Blind San Francisco bluesman Paul Pena penned "Jet Airliner", which Steve Miller re-jiggered for a huge hit. The royalties from that alone probably kept Pena alive for years longer than his fragile constitution might otherwise have been able to hold out. He finally achieved long-overdue recognition as an artist in 1999 with the release of Genghis Blues, a fascinating documentary relating how Paul was introduced to the exotic Tuvan throat-singing technique in the wake of his wife's death, and improbably, learned it almost instantly as a vehicle for expressing his grief. He mastered it so completely that he traveled halfway around the world to Tuva itself -- no small feat in itself for an ill and disabled man -- and went on to win an international competition. If you haven't seen the film, you must if you care about music. The soundtrack album is great too, featuring Paul melding his newfound throat-singing chops with his natural, acoustic blues-rock style, with plainspoken, personal lyrics just like "Airliner"'s.
Once Pena had some buzz upon the film's release, his never-released album New Train was issued in 2000, and was a revelation. The album was produced by Steve Miller Band member Ben Sidran -- who turned Miller on to Pena's tune; the contrast between Pena's organic original and Miller's juggernaut is fascinating -- and features guest spots from Jerry Garcia and Merl Saunders. Pena's soulful songwriting, singing, and picking cast a spell here. It's simply a classic '70s album, reminiscent of nothing so much as Van Morrison's Moondance. Get it and impress your friends.
Far more obscure is Pena's self-titled first album, released by Capitol in 1972, which is long out of print and has never been reissued on CD or LP. It's not quite the masterpiece that is New Train, but it satisfyingly introduces Pena's gifts of straightforward folk-blues songwriting and soulful vocals. This album's hard to find online. I'm frankly not sure where I got this 250Kbps rip of it; if you recognize it as yours, thank you VERY much, and please credit yourself in the comments! On this terrific post from a blog called Music Maven, the album's tracks stream individually, along with New Train and Genghis Blues tracks and video clips. While it once had a home on the great Time Has Told Me blog, it seems to be currently unavailable for download anywhere on the web, so The Rare Stuff it is! Enjoy, and remember, comments, clicks, Amazon purchases through the above links, or donations are always appreciated.

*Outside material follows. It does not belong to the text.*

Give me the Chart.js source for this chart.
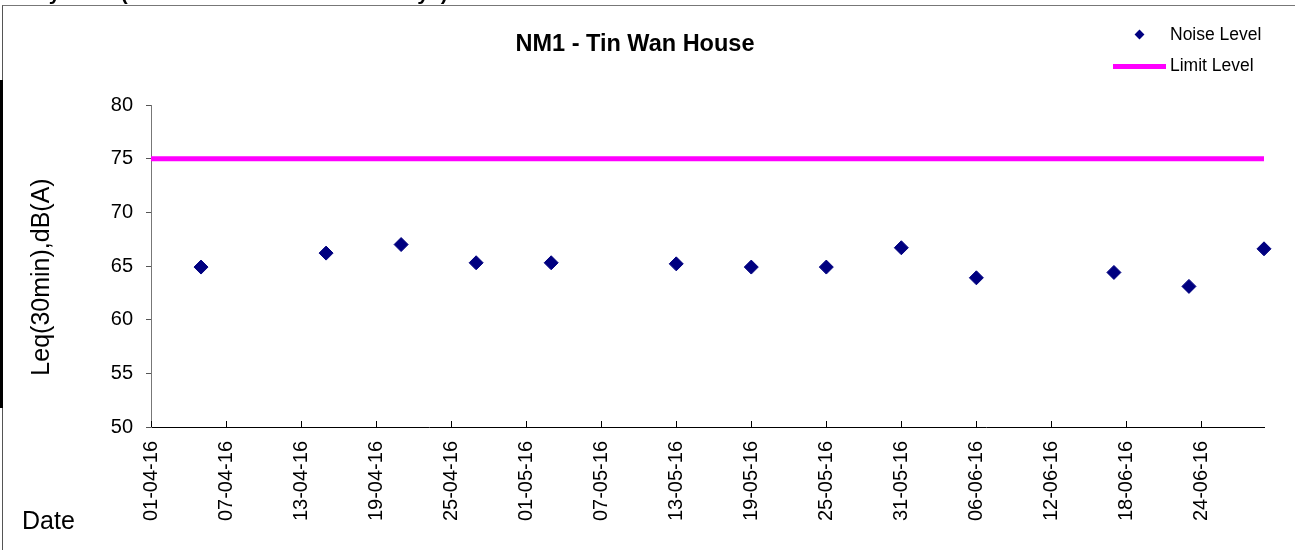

Paul Pena passed away in 2005. I had the wonderful opportunity to meet him a few years prior to that, and he was a remarkably gentle soul in a remarkably fragile body. He was no monk though, and his other senses were sharp indeed -- he grabbed my lovely young then-girlfriend and pulled her in for a very snug hug before she knew what hit her! Rest in peace, Paul, and I'm glad to help share your music.